Stage 1. Nonrational. No goal. No reaction to incentives. Choosing without thinking. Example reasoning in the 2/3 game: None. Player chooses randomly.
Stage 2. Simple Rationality. Low-effort attempt to understand incentives. Assumes others are not rational, then reacts rationally to that assumption. Example reasoning: Who knows what people will guess. It will probably average out to the middle, which is 50. To win I should guess 2/3 of 50, which is 33.
Stage 3. Tactical Rationality. The player assumes everyone else is a Stage 2 reasoner, and reacts rationally to that. However, he doesn't go any further; he assumes that few people will get to Stage 3. The player is not thinking globally about the game, only about being one step ahead of the others. Example reasoning: Other people are going to figure out that 2/3 of the average guess is 33, so they will guess 33, so I will outsmart them and guess 2/3 of that, which is 22.
Stage 4. Hyper-rationality. The player reasons as far as Stage 3 and then continues iterating on the logic, eventually seeing that the logical, self-interested guess in a room of logical, self-interested people is 0. This is homo economicus: Assumes unlimited cognition and self-interest among all the players. This stage is the first to look at the game from a global perspective, thinking carefully about what other players should do. Example reasoning: the game is a recursive algorithm leading to zero, which means everyone will guess 0, which means I should as well.

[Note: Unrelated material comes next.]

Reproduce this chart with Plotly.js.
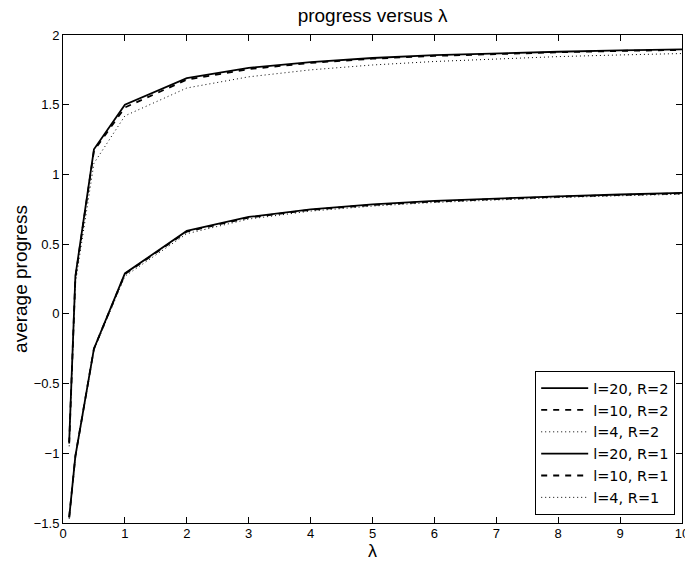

Stage 5. Exploitive Rationality. Seeing the game from a global point of view, the player designs his own goals and seeks to exploit the entire situation to suit his own interests and desires. Creative effort to assess the entire incentive structure, including meta-game aspects. Player is unconcerned with or consciously opposes the intent of the design, and looks for ways to break it. Example reasoning: I am unlikely to win, but I enjoy messing things up, so I will guess whatever. How about 100. That should be interesting.
Stage 6. Collaborative Rationality. Player takes into account all the stages of rationality that may be present among the players. He assesses the likelihood of each of the stages and the resulting patterns of behavior. However, unlike the Stage 5 player, who sees the game as a forum for enjoyment, the Stage 6 player is interested in the game's mechanics and outcomes, and so he consciously supports the design, reacting to the game in a way that he thinks the designer intended. He collaborates with the game designer, in that his goal is not to win but just to see how the game plays. Example reasoning: It will be interesting to see how people guess. I'm sure a lot of them don't care and their guesses will average out to about 50. The winning guess would be 33 in that case. However, the hyper rational answer here is zero, and I know there are a bunch of very rational people in here; their guesses are going to drag that average down. There are also some people in here who just enjoy breaking games, and if they have reasoned as far as I have, they are going to guess big numbers just to mess things up. But there probably won't be too many of those, nor will there be too many of the rational types, and they cancel each other out more or less. The main mix will be between people who guess 33 and those who guess randomly, which will put the average somewhere above 33. If that's the case, the winning guess will be something north of 22, like 25 or so. Now, should I guess that? Sure! The game designer is trying to show us all a good time, so I will put in the number that I sincerely think will win.
Having run the 2/3 Game many times in class, my sense is that the winners are generally operating at Stage 3 rationality, and almost everyone else is at Stage 2. If they all were at Stage 2, the winning answer would be 22. But enough are at Stage 1 and/or stage 5, both of which pull the average up from 33 to 36, that 24 is the winning pick. Only rarely are people operating at Stage 4.
If you repeat the game, there is a time when more people are doing Stage 4, balanced out by a few doing Stage 5. But soon everyone gets to Stage 6, at which point everyone is guessing how much plain irrationality and/or griefing there will be.
Takeaway: Academic notions of rationality do not map very well onto player behavior. Most player populations will be a mix of Stage 1, 2, and 3, with the Stage-3 people doing better than the others. Stage 4 types will min-max and theorycraft but will not be representative of the way most people play and will not win. Players who think more wisely about what's rational will at times use their thinking to exploit the game (Stage 5), and at other times collaborate with the design intent (Stage 6).
Predicting player behavior depends on the mix of stages in the player base, and each one is different. Some games may have a funnel, where the longer people play, the more likely they are to be in Stage 5 or 6.